Utes, Trades And The Australian Economy
One increasingly important political reality is the role of dual-cab utilities and commercial vehicles in the Australian economy.
The modern ute is no longer merely a farm vehicle.
It is:
- A business tool
- A family vehicle
- A towing platform
- A recreational vehicle
- A regional transport necessity
This creates complications for taxation policy.
Vehicles technically classified as “luxury” may actually serve practical economic purposes.
Builders, electricians, miners, contractors and regional operators increasingly depend on expensive modern utilities equipped with advanced safety and towing technology.
Taxation systems designed decades ago may not reflect how Australians actually use vehicles today.
The Bigger Economic Question
The Budget’s motoring measures reveal a broader national tension.

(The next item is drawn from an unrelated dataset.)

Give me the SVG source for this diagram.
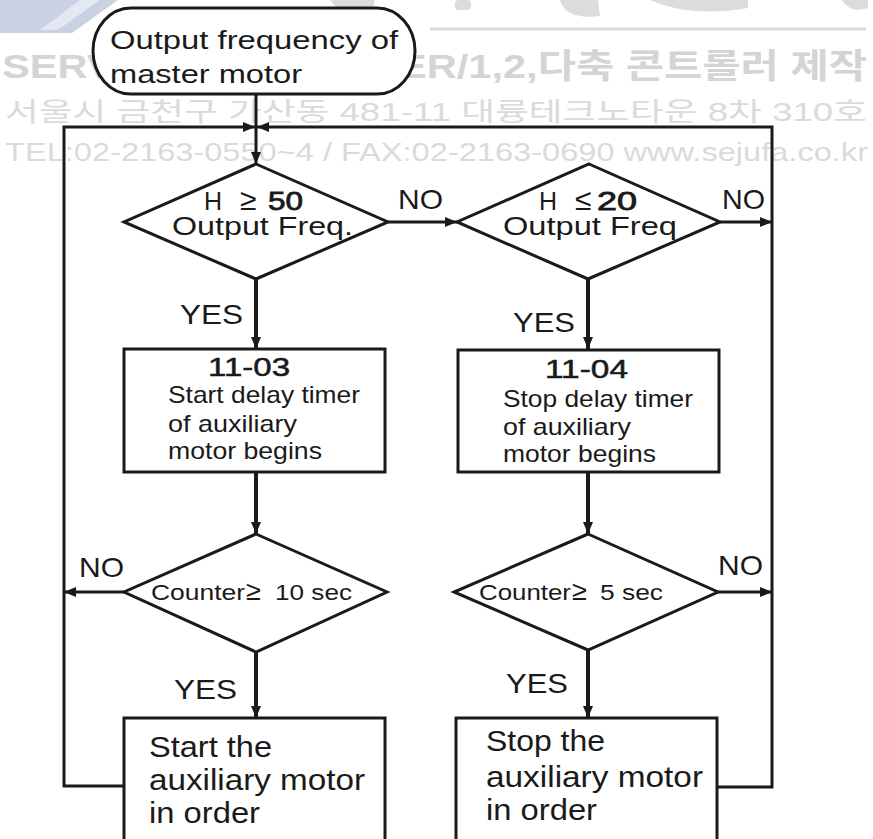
<svg xmlns="http://www.w3.org/2000/svg" width="873" height="839" viewBox="0 0 873 839">
<style>
.t{font-family:"Liberation Sans",Arial,sans-serif;fill:#1a1a1a;}
.wm{font-family:"Liberation Sans","Noto Sans CJK KR",sans-serif;fill:#dadada;}
.shape{fill:none;stroke:#1a1a1a;stroke-width:3;}
.c{fill:none;stroke:#1a1a1a;stroke-width:3;}
.c4{fill:none;stroke:#1a1a1a;stroke-width:4;}
.blob{fill:#dcdcdc;}
</style>
<defs>
<marker id="ah" markerUnits="userSpaceOnUse" markerWidth="13" markerHeight="10" refX="12" refY="5" orient="auto">
<path d="M0,0 L12,5 L0,10 z" fill="#1a1a1a"/>
</marker>
</defs>
<rect width="873" height="839" fill="#ffffff"/>
<g id="watermark">
<polygon points="0,0 118,0 72,33 0,33" fill="#c9d1e2"/>
<polygon points="80,0 100,0 58,30 40,30" fill="#e3e8f1"/>
<path class="blob" d="M330,0 Q345,22 372,14 L375,0 z"/>
<rect class="blob" x="455" y="0" width="16" height="10" rx="4"/>
<path class="blob" d="M560,0 Q565,20 600,16 L598,0 z"/>
<path class="blob" d="M650,0 Q690,18 748,8 L748,0 z"/>
<path class="blob" d="M842,0 Q850,14 868,8 L868,0 z"/>
<line x1="430" y1="29" x2="866" y2="29" stroke="#dcdcdc" stroke-width="3"/>
<text class="wm" x="2" y="78" font-size="34" font-weight="bold" textLength="865" lengthAdjust="spacingAndGlyphs" style="fill:#d4d4d4">SERVO/HMI/INVERTER/1,2,다축 콘트롤러 제작</text>
<text class="wm" x="5" y="121" font-size="26" textLength="862" lengthAdjust="spacingAndGlyphs">서울시 금천구 가산동 481-11 대륭테크노타운 8차 310호</text>
<text class="wm" x="5" y="161" font-size="25" textLength="863" lengthAdjust="spacingAndGlyphs">TEL:02-2163-0550~4 / FAX:02-2163-0690 www.sejufa.co.kr</text>
</g>
<g id="connectors">
<path class="c" d="M256,94 V164" marker-end="url(#ah)"/>
<path class="c" d="M124,786 H64 V127 H255" marker-end="url(#ah)"/>
<path class="c" d="M717,787 H772 V127 H257" marker-end="url(#ah)"/>
<path class="c" d="M388,222 H457" marker-end="url(#ah)"/>
<path class="c" d="M720,222 H772" marker-end="url(#ah)"/>
<path class="c4" d="M256,279 V349" marker-end="url(#ah)"/>
<path class="c4" d="M588,279 V349" marker-end="url(#ah)"/>
<path class="c4" d="M256,472 V534" marker-end="url(#ah)"/>
<path class="c4" d="M588,472 V534" marker-end="url(#ah)"/>
<path class="c" d="M124,592 H64" marker-end="url(#ah)"/>
<path class="c" d="M718,592 H772" marker-end="url(#ah)"/>
<path class="c4" d="M256,652 V718" marker-end="url(#ah)"/>
<path class="c4" d="M588,650 V718" marker-end="url(#ah)"/>
<text class="t" x="398" y="209" font-size="28" textLength="45" lengthAdjust="spacingAndGlyphs">NO</text>
<text class="t" x="722" y="209" font-size="28" textLength="43" lengthAdjust="spacingAndGlyphs">NO</text>
<text class="t" x="79" y="577" font-size="28" textLength="45" lengthAdjust="spacingAndGlyphs">NO</text>
<text class="t" x="718" y="575" font-size="28" textLength="45" lengthAdjust="spacingAndGlyphs">NO</text>
<text class="t" x="180" y="324" font-size="27" textLength="63" lengthAdjust="spacingAndGlyphs">YES</text>
<text class="t" x="513" y="332" font-size="27" textLength="62" lengthAdjust="spacingAndGlyphs">YES</text>
<text class="t" x="174" y="699" font-size="27" textLength="63" lengthAdjust="spacingAndGlyphs">YES</text>
<text class="t" x="506" y="693" font-size="27" textLength="62" lengthAdjust="spacingAndGlyphs">YES</text>
</g>
<g id="start">
<rect class="shape" x="93" y="8" width="322" height="86" rx="38" ry="43" style="fill:#ffffff"/>
<text class="t" x="110" y="49" font-size="26" textLength="288" lengthAdjust="spacingAndGlyphs">Output frequency of</text>
<text class="t" x="110" y="83" font-size="26" textLength="192" lengthAdjust="spacingAndGlyphs">master motor</text>
</g>
<g id="decision1">
<polygon class="shape" points="256,164 388,222 256,279 124,222"/>
<text class="t" y="210" font-size="25"><tspan x="204">H</tspan><tspan x="240" font-size="30">≥</tspan><tspan x="268" textLength="35" lengthAdjust="spacingAndGlyphs" style="stroke:#1a1a1a;stroke-width:0.8">50</tspan></text>
<text class="t" x="172" y="235" font-size="25" textLength="181" lengthAdjust="spacingAndGlyphs">Output Freq.</text>
</g>
<g id="decision2">
<polygon class="shape" points="589,164 720,222 588,279 457,222"/>
<text class="t" y="210" font-size="25"><tspan x="539">H</tspan><tspan x="575" font-size="30">≤</tspan><tspan x="597" textLength="40" lengthAdjust="spacingAndGlyphs" style="stroke:#1a1a1a;stroke-width:0.8">20</tspan></text>
<text class="t" x="503" y="235" font-size="25" textLength="174" lengthAdjust="spacingAndGlyphs">Output Freq</text>
</g>
<g id="timer1">
<rect class="shape" x="124" y="349" width="261" height="123"/>
<text class="t" x="208" y="376" font-size="25" textLength="82" lengthAdjust="spacingAndGlyphs" style="stroke:#1a1a1a;stroke-width:0.5">11-03</text>
<text class="t" x="168" y="403" font-size="24" textLength="192" lengthAdjust="spacingAndGlyphs">Start delay timer</text>
<text class="t" x="168" y="432" font-size="24" textLength="129" lengthAdjust="spacingAndGlyphs">of auxiliary</text>
<text class="t" x="168" y="459" font-size="24" textLength="154" lengthAdjust="spacingAndGlyphs">motor begins</text>
</g>
<g id="timer2">
<rect class="shape" x="458" y="350" width="261" height="122"/>
<text class="t" x="545" y="378" font-size="25" textLength="83" lengthAdjust="spacingAndGlyphs" style="stroke:#1a1a1a;stroke-width:0.5">11-04</text>
<text class="t" x="503" y="407" font-size="24" textLength="190" lengthAdjust="spacingAndGlyphs">Stop delay timer</text>
<text class="t" x="503" y="435" font-size="24" textLength="128" lengthAdjust="spacingAndGlyphs">of auxiliary</text>
<text class="t" x="503" y="462" font-size="24" textLength="153" lengthAdjust="spacingAndGlyphs">motor begins</text>
</g>
<g id="counter1">
<polygon class="shape" points="256,534 387,592 256,652 124,592"/>
<text class="t" y="600" font-size="22"><tspan x="151" textLength="94" lengthAdjust="spacingAndGlyphs">Counter</tspan><tspan x="246" font-size="27">≥</tspan><tspan x="275" textLength="77" lengthAdjust="spacingAndGlyphs">10 sec</tspan></text>
</g>
<g id="counter2">
<polygon class="shape" points="588,534 718,592 588,650 454,592"/>
<text class="t" y="600" font-size="22"><tspan x="479" textLength="92" lengthAdjust="spacingAndGlyphs">Counter</tspan><tspan x="572" font-size="27">≥</tspan><tspan x="600" textLength="63" lengthAdjust="spacingAndGlyphs">5 sec</tspan></text>
</g>
<g id="start-aux">
<rect class="shape" x="124" y="718" width="261" height="140"/>
<text class="t" x="149" y="757" font-size="30" textLength="123" lengthAdjust="spacingAndGlyphs">Start the</text>
<text class="t" x="149" y="790" font-size="30" textLength="216" lengthAdjust="spacingAndGlyphs">auxiliary motor</text>
<text class="t" x="149" y="823" font-size="30" textLength="111" lengthAdjust="spacingAndGlyphs">in order</text>
</g>
<g id="stop-aux">
<rect class="shape" x="456" y="718" width="261" height="140"/>
<text class="t" x="486" y="751" font-size="30" textLength="119" lengthAdjust="spacingAndGlyphs">Stop the</text>
<text class="t" x="486" y="787" font-size="30" textLength="217" lengthAdjust="spacingAndGlyphs">auxiliary motor</text>
<text class="t" x="486" y="820" font-size="30" textLength="111" lengthAdjust="spacingAndGlyphs">in order</text>
</g>
</svg>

Governments need taxation revenue.
They also want lower emissions.
Australians want affordable transport.
Businesses need reliable freight systems.
Environmental policy increasingly collides with affordability concerns.
This is especially true during periods of inflation and high interest rates.
The political challenge is obvious.
Governments cannot aggressively increase motoring costs in a country where driving remains economically essential.
Yet governments also cannot ignore emissions targets or declining fuel excise revenue over the long term.
Final Commentary
The Federal Budget demonstrates that motoring policy in Australia is no longer simply about roads and cars.
It is about taxation.
Climate policy.
Cost of living.
Infrastructure.
Revenue collection.
Industrial transition.
And increasingly, social equity.
For many Australians, the family car represents freedom, employment, practicality and independence.
But it also increasingly represents expense.
Fuel excise continues rising quietly in the background.
Luxury Car Tax increasingly captures vehicles many Australians would not consider luxurious.
Electric vehicle policy continues evolving faster than affordability for many households.
Meanwhile, governments face the looming challenge of how to replace billions of dollars in fuel excise revenue as Australia’s vehicle fleet changes.
The future of motoring in Australia is therefore no longer just a transport story.
It is becoming one of the defining economic and political stories of the decade.